I guess I'm personally fine with essentially any of the proposed interfaces here.
@jacobrgardner Good questions.
I hadn't actually considered a solution like fit_gpytorch_mll(mll, data_loader)
. I really like this API, but fear it may be too heavy-duty for simple use cases.
My thought had been to make a create_data_loader(model, **kwargs) -> DataLoader
helper that abstracts away DataLoader construction. We would then add data_loader: Union[DataLoader, Dict[str, Any]]
as a keyword to the MD subroutine, which would internally call create_data_loader(mll.model, **data_loader)
when data_loader
is passed as a dict.
A typical call pattern might then look something like:
fit_gpytorch_mll(mll, data_loader={"batch_size": 128})
@j-wilson Okay, so if you all think a rewrite of fit_gpytorch_torch
is warranted, maybe the right solution here is something in the middle, where we add a top level _fit_approximategp_stochastic
because then we can use the dispatcher to typecheck that the mll is an ApproximateMLL and the model is an approximate model.

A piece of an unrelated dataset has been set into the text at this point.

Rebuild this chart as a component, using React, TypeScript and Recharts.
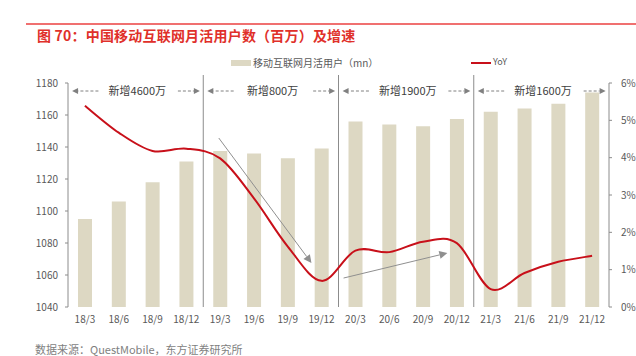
import React from 'react';
import {
  ComposedChart, Bar, Line, XAxis, YAxis, ReferenceLine, ReferenceDot,
} from 'recharts';

const categories = ['18/3', '18/6', '18/9', '18/12', '19/3', '19/6', '19/9', '19/12', '20/3', '20/6', '20/9', '20/12', '21/3', '21/6', '21/9', '21/12'];
const mauValues = [1095, 1106, 1118, 1131, 1137.5, 1136, 1133, 1139, 1156, 1154, 1153, 1157.5, 1162, 1164, 1167, 1174];
const yoyValues = [5.39, 4.67, 4.18, 4.24, 3.98, 2.91, 1.62, 0.7, 1.51, 1.47, 1.75, 1.71, 0.48, 0.91, 1.21, 1.37];
const leftTicks = [1040, 1060, 1080, 1100, 1120, 1140, 1160, 1180];
const rightTicks = [0, 1, 2, 3, 4, 5, 6];
const groupLabels = ['新增4600万', '新增800万', '新增1900万', '新增1600万'];
const separators = [4, 8, 12];
const bandTicks = [0, 1, 2, 3, 4, 5, 6, 7, 8, 9, 10, 11, 12, 13, 14, 15, 16];

const data = categories.map((c, i) => ({ cat: c, mau: mauValues[i], yoy: yoyValues[i] }));

const FONT = '"Noto Sans CJK SC", "Noto Sans", sans-serif';
const BAR = '#ddd8c3';
const RED = '#c8101a';
const GREY = '#8a8a8a';

// Catmull-Rom style smoothing similar to Excel smoothed lines
const smoothCurve = (context: any) => {
  let pts: number[][] = [];
  return {
    areaStart() {},
    areaEnd() {},
    lineStart() { pts = []; },
    point(x: number, y: number) { pts.push([+x, +y]); },
    lineEnd() {
      const n = pts.length;
      if (!n) return;
      context.moveTo(pts[0][0], pts[0][1]);
      for (let i = 0; i < n - 1; i++) {
        const p0 = pts[Math.max(i - 1, 0)];
        const p1 = pts[i];
        const p2 = pts[i + 1];
        const p3 = pts[Math.min(i + 2, n - 1)];
        const c1x = p1[0] + (p2[0] - p0[0]) / 6;
        const c1y = p1[1] + (p2[1] - p0[1]) / 6;
        const c2x = p2[0] - (p3[0] - p1[0]) / 6;
        const c2y = p2[1] - (p3[1] - p1[1]) / 6;
        context.bezierCurveTo(c1x, c1y, c2x, c2y, p2[0], p2[1]);
      }
    },
  };
};

const arrowShape = (len: number, half: number, dash?: string, color = GREY) => (props: any) => {
  const { x1, y1, x2, y2 } = props;
  if ([x1, y1, x2, y2].some((v) => v == null || isNaN(v))) return <g />;
  const dx = x2 - x1;
  const dy = y2 - y1;
  const d = Math.sqrt(dx * dx + dy * dy) || 1;
  const ux = dx / d;
  const uy = dy / d;
  const bx = x2 - ux * len;
  const by = y2 - uy * len;
  const pts = `${x2},${y2} ${bx - uy * half},${by + ux * half} ${bx + uy * half},${by - ux * half}`;
  return (
    <g>
      <line x1={x1} y1={y1} x2={bx} y2={by} stroke={color} strokeWidth={1} strokeDasharray={dash} />
      <polygon points={pts} fill={color} />
    </g>
  );
};

const bracketArrow = arrowShape(6, 3, '3 2', '#808080');
const diagArrow = arrowShape(8, 4, undefined, '#8f8f8f');

const ANNOT_Y = 1175;

export default function App() {
  return (
    <div style={{ position: 'relative', width: 636, height: 356, overflow: 'hidden', background: '#fff', fontFamily: FONT }}>
      <style>{'body{margin:0;}'}</style>
      <div style={{ position: 'absolute', left: 26, right: 0, top: 23, height: 1.5, background: '#f07070' }} />
      <div style={{ position: 'absolute', left: 37, top: 25, fontSize: 14, fontWeight: 700, color: '#e0302a', whiteSpace: 'nowrap', letterSpacing: 0.2 }}>
        图 70：中国移动互联网月活用户数（百万）及增速
      </div>
      <div style={{ position: 'absolute', left: 231, top: 60, width: 20, height: 6, background: BAR }} />
      <div style={{ position: 'absolute', left: 253, top: 55, fontSize: 10, color: '#595959', whiteSpace: 'nowrap' }}>
        移动互联网月活用户（mn）
      </div>
      <div style={{ position: 'absolute', left: 471, top: 61.5, width: 20, height: 2, background: RED }} />
      <div style={{ position: 'absolute', left: 493, top: 55, fontSize: 9, color: '#595959', whiteSpace: 'nowrap' }}>
        YoY
      </div>
      <div style={{ position: 'absolute', left: 35, top: 343, fontSize: 11, lineHeight: '12px', color: '#7f7f7f', whiteSpace: 'nowrap' }}>
        数据来源：QuestMobile，东方证券研究所
      </div>
      <div style={{ position: 'absolute', left: 0, top: 0 }}>
        <ComposedChart
          width={636}
          height={356}
          data={data}
          margin={{ top: 83, right: 0, bottom: 19, left: 8 }}
          style={{ fontFamily: FONT }}
        >
          <XAxis
            xAxisId="num"
            type="number"
            dataKey="idx"
            domain={[0, 16]}
            ticks={bandTicks}
            allowDataOverflow
            height={0}
            tickSize={4}
            tickFormatter={() => ''}
            axisLine={{ stroke: '#8c8c8c' }}
            tickLine={{ stroke: '#8c8c8c' }}
          />
          <XAxis
            xAxisId="cat"
            dataKey="cat"
            height={30}
            axisLine={false}
            tickLine={false}
            tickMargin={3}
            interval={0}
            tick={{ fontSize: 10, fill: '#595959' }}
          />
          <YAxis
            yAxisId="left"
            orientation="left"
            width={60}
            domain={[1040, 1180]}
            ticks={leftTicks}
            allowDataOverflow
            tickSize={3}
            tickMargin={7}
            axisLine={{ stroke: '#8c8c8c' }}
            tickLine={{ stroke: '#8c8c8c' }}
            tick={{ fontSize: 10, fill: '#595959' }}
          />
          <YAxis
            yAxisId="right"
            orientation="right"
            width={27}
            domain={[0, 6]}
            ticks={rightTicks}
            allowDataOverflow
            tickSize={3}
            tickMargin={9}
            tickFormatter={(v: number) => `${v}%`}
            axisLine={{ stroke: '#8c8c8c' }}
            tickLine={{ stroke: '#8c8c8c' }}
            tick={{ fontSize: 10, fill: '#595959', textAnchor: 'start' }}
          />
          <Bar
            xAxisId="cat"
            yAxisId="left"
            dataKey="mau"
            fill={BAR}
            barSize={14}
            isAnimationActive={false}
          />
          {separators.map((s) => (
            <ReferenceLine
              key={`sep${s}`}
              xAxisId="num"
              yAxisId="left"
              segment={[{ x: s, y: 1040 }, { x: s, y: 1185 }]}
              stroke="#8c8c8c"
              strokeWidth={1}
              ifOverflow="visible"
            />
          ))}
          <Line
            xAxisId="cat"
            yAxisId="right"
            dataKey="yoy"
            stroke={RED}
            strokeWidth={2}
            dot={false}
            type={smoothCurve as any}
            isAnimationActive={false}
          />
          {groupLabels.map((g, i) => (
            <ReferenceLine
              key={`bl${i}`}
              xAxisId="num"
              yAxisId="left"
              segment={[{ x: 4 * i + 0.9, y: ANNOT_Y }, { x: 4 * i + 0.12, y: ANNOT_Y }]}
              shape={bracketArrow}
              ifOverflow="visible"
            />
          ))}
          {groupLabels.map((g, i) => (
            <ReferenceLine
              key={`br${i}`}
              xAxisId="num"
              yAxisId="left"
              segment={[{ x: 4 * i + 3.25, y: ANNOT_Y }, { x: 4 * i + 3.9, y: ANNOT_Y }]}
              shape={bracketArrow}
              ifOverflow="visible"
            />
          ))}
          {groupLabels.map((g, i) => (
            <ReferenceDot
              key={`gl${i}`}
              xAxisId="num"
              yAxisId="left"
              x={4 * i + 2.05}
              y={ANNOT_Y}
              r={0}
              fill="none"
              stroke="none"
              ifOverflow="visible"
              label={{ value: g, position: 'center', fontSize: 11, fill: '#404040' }}
            />
          ))}
          <ReferenceLine
            xAxisId="num"
            yAxisId="left"
            segment={[{ x: 4.46, y: 1145.6 }, { x: 7.2, y: 1067.5 }]}
            shape={diagArrow}
            ifOverflow="visible"
          />
          <ReferenceLine
            xAxisId="num"
            yAxisId="left"
            segment={[{ x: 8.15, y: 1058.1 }, { x: 11.22, y: 1073.75 }]}
            shape={diagArrow}
            ifOverflow="visible"
          />
        </ComposedChart>
      </div>
    </div>
  );
}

Then, both _fit_approximategp_stochastic
and _fit_fallback
end up calling fit_gpytorch_torch
(or scipy for the latter), but _fit_approximategp_stochastic
enables batch size < N functionality, while _fit_fallback
throws a warning if batch_size is user specified < N, with the warning saying the types didn't match well enough for the dispatcher, so we're doing full batch?
@jacobrgardner Up for discussion. A naive implementation would probably see data_loader
as a _fit_approximategp_stochastic
-specific keyword argument that gets ignored by other fit_gpytorch_mll
subroutines.
it probably makes sense to assume by default that the user wants to do some kind of stochastic optimization if they're going to the trouble of using a variational approximate GP specifically
Not sure if that's a safe assumption :). As @saitcakmak said, in AEPsych we pretty much exclusively do full-batch small-data fit_gpytorch_model
with ApproximateGP
(mainly here https://github.com/facebookresearch/aepsych/blob/main/aepsych/models/base.py#L423). Most of what we use VI for is non-Gaussian likelihoods (bernoulli, categorical etc), not big data. It's not a huge deal for us to change our calls but in my experience, the scipy optimizer is dramatically faster when it works, and I wouldn't want to default for new users to be some flavor of SGD on small data. I don't think when I started using gpytorch/botorch I would've known to switch optimizers for our setting.
So my vote would be to either [a] retain the full batch with SAA default and warn if the data is too large, or [b] have a sensible user-adjustable cutoff to switch between the fitting strategies (similarly to how gpytorch switches between cholesky and CG for solves and logdets). I think I'd prefer [b] over [a], we'd just need to tune the cutoff.
Hi folks. I've put together a PR (#1439) that implements the above. This ended up being a larger change than I had originally anticipated, but hopefully people will agree that these are the "right" changes (or at least trending in that direction).
The best course of action in terms of balancing the specific functionality requested here with the overall design seemed to be to introduce a loss closure abstraction. This allows us to abstract away things like DataLoaders, while also enabling the user to specify custom routines for evaluating their loss functions.
I haven't tested this yet, but I'm hopeful that we'll be able to use e.g. torch.jit.script
to compile these closures and expedite training.
I'm hopeful that we'll be able to use e.g. torch.jit.script to compile these closures and expedite training.
Sam has been having some good success using torchdynamo/torchinductor, would be interesting to see what this does here.